06-09-2016 10:09 AM
Steve,
what i do not get is why the command_name is not a parameter....
Maybe it helps if you look into the Actor Framework. This is an configuration which sounds similar to your requirements... specificially the Message classes.
Norbert
06-09-2016 10:44 AM
That's a logical question, for sure!
The guts of the command_name VI builds the command in G. The output of the VI is the command reference. If I made the command_name a parameter, then I'd have one dynamic dispatch VI in my method builder (good). In it, I'd have a case structure for each and every command I want to deliver (bad). In each case, the G-code that builds the command. Then I'd have to build the complete API into each method builder (really bad).
Consider the case where Customer B's Cmd_Def_Shine_Shoes.vi is a little different than Customer A's. All I want to do is define one VI in Customer B's class, "Cmd_Def_Shine_Shoes.vi". When I load the customer from disk, I specify Customer_B.lvclass and voila, Customer B gets a cream polish instead of a paste polish.
Originally I didn't want to name names, so I just wrote, "I'd like to avoid one class per method". In my mind, I was thinking, "Someon's going to throw NI's Actor Framework at this, and I don't want a class per method."
Thanks,
Steve K
06-10-2016 02:35 AM
@Pie566942.0 wrote:
[...]In each case, the G-code that builds the command. [...]
What does that code look like for most cases?
I currently image string handling (e.g. for TCP interface).....
Norbert
06-10-2016 02:50 AM - edited 06-10-2016 02:51 AM
@Pie566942.0 wrote:
Does anyone know of a supported way to skin this cat?
I'm starting with the assumption that there's currently no way to call DD VIs dynamically. You could try using the old Control Value.Set + Run VI methods combo, but I haven't checked if that works.

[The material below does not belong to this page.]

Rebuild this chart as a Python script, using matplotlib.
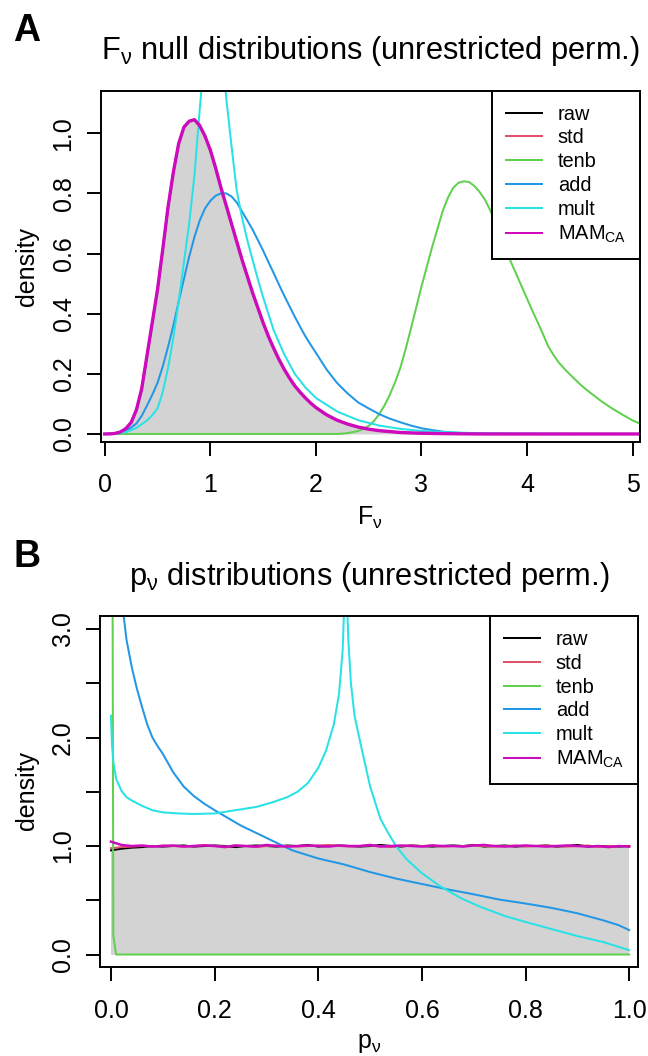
import numpy as np
import matplotlib
matplotlib.use("Agg")
import matplotlib.pyplot as plt
from matplotlib.lines import Line2D

plt.rcParams['font.family'] = ['Liberation Sans', 'DejaVu Sans']
plt.rcParams['mathtext.fontset'] = 'custom'
plt.rcParams['mathtext.rm'] = 'Liberation Sans'

# R 4.x default palette
series_names = ["raw", "std", "tenb", "add", "mult", "MAM$_{\\mathrm{CA}}$"]
series_cols = ["#000000", "#DF536B", "#61D04F", "#2297E6", "#28E2E5", "#CD0BBC"]

# ---------------- panel A: F null densities ----------------
null_A_x = [0, 0.05, 0.1, 0.15, 0.2, 0.25, 0.3, 0.35, 0.4, 0.45,
            0.5, 0.55, 0.6, 0.65, 0.7, 0.75, 0.8, 0.85, 0.9, 0.95,
            1.0, 1.05, 1.1, 1.15, 1.2, 1.25, 1.3, 1.35, 1.4, 1.45,
            1.5, 1.55, 1.6, 1.65, 1.7, 1.75, 1.8, 1.85, 1.9, 1.95,
            2.0, 2.1, 2.2, 2.3, 2.4, 2.5, 2.6, 2.7, 2.8, 2.9,
            3.0, 3.2, 3.4, 3.6, 5.1]
null_A = [0, 0.0003, 0.002, 0.007, 0.018, 0.038, 0.08, 0.15, 0.26, 0.37,
          0.48, 0.615, 0.755, 0.87, 0.965, 1.02, 1.04, 1.045, 1.025, 0.99,
          0.944, 0.885, 0.82, 0.76, 0.70, 0.64, 0.58, 0.525, 0.47, 0.42,
          0.37, 0.325, 0.285, 0.248, 0.215, 0.186, 0.16, 0.139, 0.12, 0.103,
          0.088, 0.064, 0.046, 0.033, 0.023, 0.016, 0.011, 0.008, 0.005, 0.0035,
          0.0025, 0.0012, 0.0005, 0, 0]

tenb_A_x = [0, 2.2, 2.25, 2.3, 2.35, 2.4, 2.45, 2.5, 2.55, 2.6,
            2.65, 2.7, 2.75, 2.8, 2.85, 2.9, 2.95, 3.0, 3.05, 3.1,
            3.15, 3.2, 3.25, 3.3, 3.35, 3.4, 3.45, 3.5, 3.55, 3.6,
            3.65, 3.7, 3.75, 3.8, 3.85, 3.9, 3.95, 4.0, 4.05, 4.1,
            4.15, 4.2, 4.25, 4.3, 4.35, 4.4, 4.45, 4.5, 4.55, 4.6,
            4.7, 4.8, 4.9, 5.0, 5.1]
tenb_A = [0, 0, 0.001, 0.003, 0.006, 0.01, 0.017, 0.027, 0.043, 0.066,
          0.095, 0.13, 0.172, 0.22, 0.282, 0.35, 0.42, 0.49, 0.555, 0.62,
          0.68, 0.74, 0.785, 0.818, 0.835, 0.84, 0.838, 0.825, 0.805, 0.78,
          0.745, 0.70, 0.655, 0.61, 0.57, 0.53, 0.49, 0.45, 0.41, 0.372,
          0.333, 0.292, 0.263, 0.238, 0.218, 0.2, 0.183, 0.166, 0.151, 0.137,
          0.11, 0.086, 0.065, 0.045, 0.03]

add_A_x = [0, 0.05, 0.1, 0.15, 0.2, 0.25, 0.3, 0.35, 0.4, 0.45,
           0.5, 0.55, 0.6, 0.65, 0.7, 0.75, 0.8, 0.85, 0.9, 0.95,
           1.0, 1.05, 1.1, 1.15, 1.2, 1.25, 1.3, 1.35, 1.4, 1.45,
           1.5, 1.55, 1.6, 1.65, 1.7, 1.75, 1.8, 1.85, 1.9, 1.95,
           2.0, 2.1, 2.2, 2.3, 2.4, 2.5, 2.6, 2.7, 2.8, 2.9,
           3.0, 3.1, 3.2, 3.3, 3.4, 3.6, 3.9, 4.2, 5.1]
add_A = [0, 0.001, 0.003, 0.006, 0.012, 0.021, 0.035, 0.06, 0.094, 0.13,
         0.17, 0.225, 0.29, 0.36, 0.44, 0.515, 0.59, 0.655, 0.71, 0.75,
         0.775, 0.792, 0.80, 0.80, 0.79, 0.77, 0.74, 0.71, 0.68, 0.645,
         0.61, 0.572, 0.535, 0.497, 0.46, 0.425, 0.39, 0.357, 0.325, 0.297,
         0.27, 0.215, 0.17, 0.135, 0.105, 0.085, 0.066, 0.051, 0.039, 0.028,
         0.019, 0.013, 0.008, 0.005, 0.003, 0.0015, 0.0005, 0, 0]

mult_A_x = [0, 0.1, 0.2, 0.3, 0.4, 0.45, 0.5, 0.55, 0.6, 0.65,
            0.7, 0.75, 0.8, 0.85, 0.9, 0.95, 1.0, 1.05, 1.1, 1.15,
            1.2, 1.25, 1.3, 1.35, 1.4, 1.45, 1.5, 1.6, 1.7, 1.8,
            1.9, 2.0, 2.2, 2.4, 2.6, 2.8, 3.0, 3.3, 3.6, 4.0,
            5.1]
mult_A = [0, 0.001, 0.006, 0.02, 0.045, 0.062, 0.085, 0.14, 0.22, 0.32,
          0.44, 0.57, 0.70, 0.86, 1.08, 1.28, 1.40, 1.42, 1.35, 1.12,
          0.96, 0.81, 0.72, 0.645, 0.58, 0.515, 0.455, 0.345, 0.265, 0.20,
          0.155, 0.12, 0.075, 0.046, 0.028, 0.017, 0.01, 0.005, 0.002, 0.001,
          0]

# ---------------- panel B: p-value densities ----------------
unif_x = [0.0, 1.0]
unif_y = [0.995, 0.995]

raw_B = [0.96, 0.975, 0.985, 0.99, 1.0, 0.995, 1.0, 1.005, 0.995, 1.0,
         1.005, 1.0, 0.99, 1.0, 1.005, 1.0, 0.995, 1.005, 1.0, 1.01,
         0.995, 1.0, 1.005, 1.0, 0.995, 1.0, 1.01, 1.0, 0.995, 1.005,
         1.0, 0.995, 1.0, 1.005, 1.0, 1.01, 0.995, 1.0, 1.005, 0.995,
         1.0, 1.0, 1.005, 0.995, 1.0, 1.01, 0.995, 1.0, 1.0, 0.995, 1.0]
std_B = [0.98, 0.99, 0.995, 1.0, 0.995, 1.005, 1.0, 0.995, 1.0, 1.01,
         1.0, 0.995, 1.005, 1.0, 0.99, 1.0, 1.005, 1.0, 0.995, 1.0,
         1.005, 1.01, 1.0, 0.995, 1.0, 1.005, 1.0, 0.99, 1.0, 1.005,
         1.0, 1.005, 0.995, 1.0, 1.0, 1.005, 1.0, 0.995, 1.0, 1.005,
         0.995, 1.0, 1.005, 1.0, 0.995, 1.0, 1.005, 0.99, 1.0, 1.0, 0.995]
mam_B = [1.04, 1.01, 1.0, 1.005, 0.995, 1.0, 1.005, 0.995, 1.0, 1.005,
         1.0, 0.99, 1.005, 1.0, 0.995, 1.01, 1.0, 0.995, 1.0, 1.005,
         1.0, 0.995, 1.005, 1.0, 1.0, 1.01, 0.995, 1.0, 1.005, 1.0,
         0.995, 1.005, 1.0, 1.0, 0.995, 1.005, 1.01, 1.0, 0.995, 1.0,
         1.005, 1.0, 0.995, 1.0, 1.005, 1.0, 0.995, 1.0, 0.99, 1.0, 0.995]

tenb_B_x = [0.0, 0.0025, 0.003, 0.0045, 0.01, 1.0]
tenb_B = [80, 40, 3.5, 0.17, 0.0, 0.0]

add_B_x = [0.0, 0.01, 0.02, 0.03, 0.04, 0.05, 0.06, 0.07, 0.08, 0.09,
           0.1, 0.12, 0.14, 0.16, 0.18, 0.2, 0.25, 0.3, 0.35, 0.4,
           0.45, 0.5, 0.55, 0.6, 0.65, 0.7, 0.75, 0.8, 0.85, 0.9,
           0.95, 0.98, 1.0]
add_B = [6.0, 4.2, 3.3, 2.9, 2.65, 2.45, 2.28, 2.12, 2.0, 1.92,
         1.85, 1.68, 1.55, 1.46, 1.39, 1.33, 1.19, 1.075, 0.96, 0.885,
         0.83, 0.76, 0.70, 0.65, 0.60, 0.555, 0.506, 0.47, 0.43, 0.38,
         0.315, 0.27, 0.225]

mult_B_x = [0.0, 0.002, 0.005, 0.01, 0.02, 0.03, 0.04, 0.06, 0.08, 0.1,
            0.13, 0.16, 0.2, 0.24, 0.28, 0.31, 0.34, 0.36, 0.38, 0.4,
            0.415, 0.43, 0.44, 0.447, 0.453, 0.458, 0.463, 0.47, 0.485, 0.5,
            0.52, 0.535, 0.55, 0.57, 0.6, 0.635, 0.675, 0.71, 0.76, 0.8,
            0.85, 0.9, 0.95, 1.0]
mult_B = [2.2, 1.93, 1.76, 1.62, 1.51, 1.45, 1.42, 1.37, 1.33, 1.31,
          1.30, 1.295, 1.30, 1.33, 1.36, 1.40, 1.45, 1.50, 1.58, 1.72,
          1.88, 2.12, 2.40, 2.8, 3.6, 2.9, 2.5, 2.2, 1.87, 1.55,
          1.25, 1.12, 1.0, 0.88, 0.75, 0.63, 0.52, 0.445, 0.355, 0.30,
          0.235, 0.17, 0.115, 0.04]

W, H = 648, 1056
LW = 1.45


def fx(px):
    return px / W


def fy(py):
    return 1 - py / H


def style_axes(ax):
    for s in ax.spines.values():
        s.set_linewidth(1.4)
    ax.tick_params(direction='out', length=10, width=1.4, labelsize=18)
    ax.tick_params(axis='x', pad=13)
    ax.tick_params(axis='y', pad=8, labelrotation=90)
    for lab in ax.get_yticklabels():
        lab.set_verticalalignment('center')


def add_legend(ax):
    handles = [Line2D([], [], color=c, lw=LW) for c in series_cols]
    leg = ax.legend(handles, series_names, loc='upper right', borderaxespad=0,
                    fontsize=14.4, handlelength=1.8, handletextpad=0.8,
                    borderpad=0.7, labelspacing=0.24, frameon=True,
                    fancybox=False, edgecolor='black', framealpha=1)
    leg.get_frame().set_linewidth(1.4)


fig = plt.figure(figsize=(W / 100, H / 100), dpi=100)

# ---- panel A ----
axA = fig.add_axes([fx(100.5), fy(441.5), fx(640 - 100.5), (441.5 - 90.5) / H])
axA.fill_between(null_A_x, null_A, color='lightgray', lw=0)
axA.plot(null_A_x, null_A, color=series_cols[0], lw=LW)
axA.plot(null_A_x, null_A, color=series_cols[1], lw=LW)
axA.plot(tenb_A_x, tenb_A, color=series_cols[2], lw=LW)
axA.plot(add_A_x, add_A, color=series_cols[3], lw=LW)
axA.plot(mult_A_x, mult_A, color=series_cols[4], lw=LW)
axA.plot(null_A_x, null_A, color=series_cols[5], lw=2.4)
axA.set_xlim(-0.04, 5.07)
axA.set_ylim(-0.025, 1.142)
axA.set_xticks([0, 1, 2, 3, 4, 5])
axA.set_yticks([0, 0.2, 0.4, 0.6, 0.8, 1.0])
axA.set_yticklabels(["0.0", "0.2", "0.4", "0.6", "0.8", "1.0"])
style_axes(axA)
add_legend(axA)

# ---- panel B ----
axB = fig.add_axes([fx(100), fy(967), fx(638 - 100), (967 - 616) / H])
axB.fill_between(unif_x, unif_y, color='lightgray', lw=0)
xb = np.linspace(0, 1, len(raw_B))
axB.plot(xb, raw_B, color=series_cols[0], lw=LW)
axB.plot(xb, std_B, color=series_cols[1], lw=LW)
axB.plot(tenb_B_x, tenb_B, color=series_cols[2], lw=LW)
axB.plot(add_B_x, add_B, color=series_cols[3], lw=LW)
axB.plot(mult_B_x, mult_B, color=series_cols[4], lw=LW)
axB.plot(xb, mam_B, color=series_cols[5], lw=1.8)
axB.set_xlim(-0.0212, 1.017)
axB.set_ylim(-0.115, 3.12)
axB.set_xticks([0, 0.2, 0.4, 0.6, 0.8, 1.0])
axB.set_xticklabels(["0.0", "0.2", "0.4", "0.6", "0.8", "1.0"])
axB.set_yticks([0, 0.5, 1.0, 1.5, 2.0, 2.5, 3.0])
axB.set_yticklabels(["0.0", "", "1.0", "", "2.0", "", "3.0"])
style_axes(axB)
add_legend(axB)

# ---- titles, axis labels, panel letters ----
fig.text(fx(370), fy(59.5), "F$_{\\mathrm{ν}}$ null distributions (unrestricted perm.)",
         ha='center', va='baseline', fontsize=22.2)
fig.text(fx(369), fy(585), "p$_{\\mathrm{ν}}$ distributions (unrestricted perm.)",
         ha='center', va='baseline', fontsize=22.2)
fig.text(fx(370), fy(518), "F$_{\\mathrm{ν}}$", ha='center', va='center', fontsize=18)
fig.text(fx(369), fy(1043), "p$_{\\mathrm{ν}}$", ha='center', va='center', fontsize=18)
fig.text(fx(27), fy(266), "density", rotation=90, ha='center', va='center', fontsize=18)
fig.text(fx(27), fy(791), "density", rotation=90, ha='center', va='center', fontsize=18)
fig.text(fx(13), fy(41), "A", ha='left', va='baseline', fontsize=27, fontweight='bold')
fig.text(fx(13), fy(567), "B", ha='left', va='baseline', fontsize=27, fontweight='bold')

fig.savefig("out.png", dpi=100)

Assuming it doesn't, if you're in LV, one option is to script it - have code which will basically generate a VI along the lines of your original code and run it. You could even have a scheme where this happens at run time and the VI is regenerated and reloaded if the list of VIs has changed.
I'm also ignoring the possibility of doing this a completely different way, as I haven't read your use case closely.
06-10-2016 08:43 AM
Thanks for taking a look Sir tst. As I was implementing your Ctrl Val.Set suggestion, I was thinking about how hard I'd kick myself if it worked. All the years I've spent calling that method! Alas, it didn't work, at least not in how I implemented it (attached). Interesting, I found, was that it wanted to work. The method VIs had some knowledge of which class they belonged to, but they failed to dynamically dispatch the plugin's method. I give it a silver star for effort!
Scripting...My fears are I'll either reach a similar result, or that I'll spend a lot of time joining class data from scripted objects with the object already loaded in my application. Or both.
FWIW, the guts are not something I could distill into strings. It's very G, which is why I'm writing it in LabVIEW 🙂
-Steve K
06-10-2016 08:52 AM
Honestly, i am wondering why you work with classes at all. That setup seems to be ..... wrong by design.
However, if you re-wire the class input to Get LV Class Path.vi to the loaded class instead of the Basic.lvclass constant, i think the VI works as you originally thought it would.....
Norbert
06-10-2016 09:10 AM
I could see how, in a generalized snippet of this specific derived requirement, classes might seem wrong. It's good to challenge design decisions. This particular design has been vetted. In all other aspects, native LabVIEW OOP supports my requirements well. I tried to follow your suggestion (attached), but I obtained the same results.
Thanks again,
Steve K
06-10-2016 09:15 AM
Steve,
the main VI in the V2 somehow looks very incorrect....
That is what i meant before:
I hope you see the difference compared to your V1....
Norbert
06-10-2016 09:22 AM
That's cheating! It's true, that version will run the plugin's methods, but AFAIK, it doesn't run the base class' methods.
-Steve K
06-10-2016 09:23 AM
I should have wrote, "AFAIK, it doesn't dynamically dispatch anything."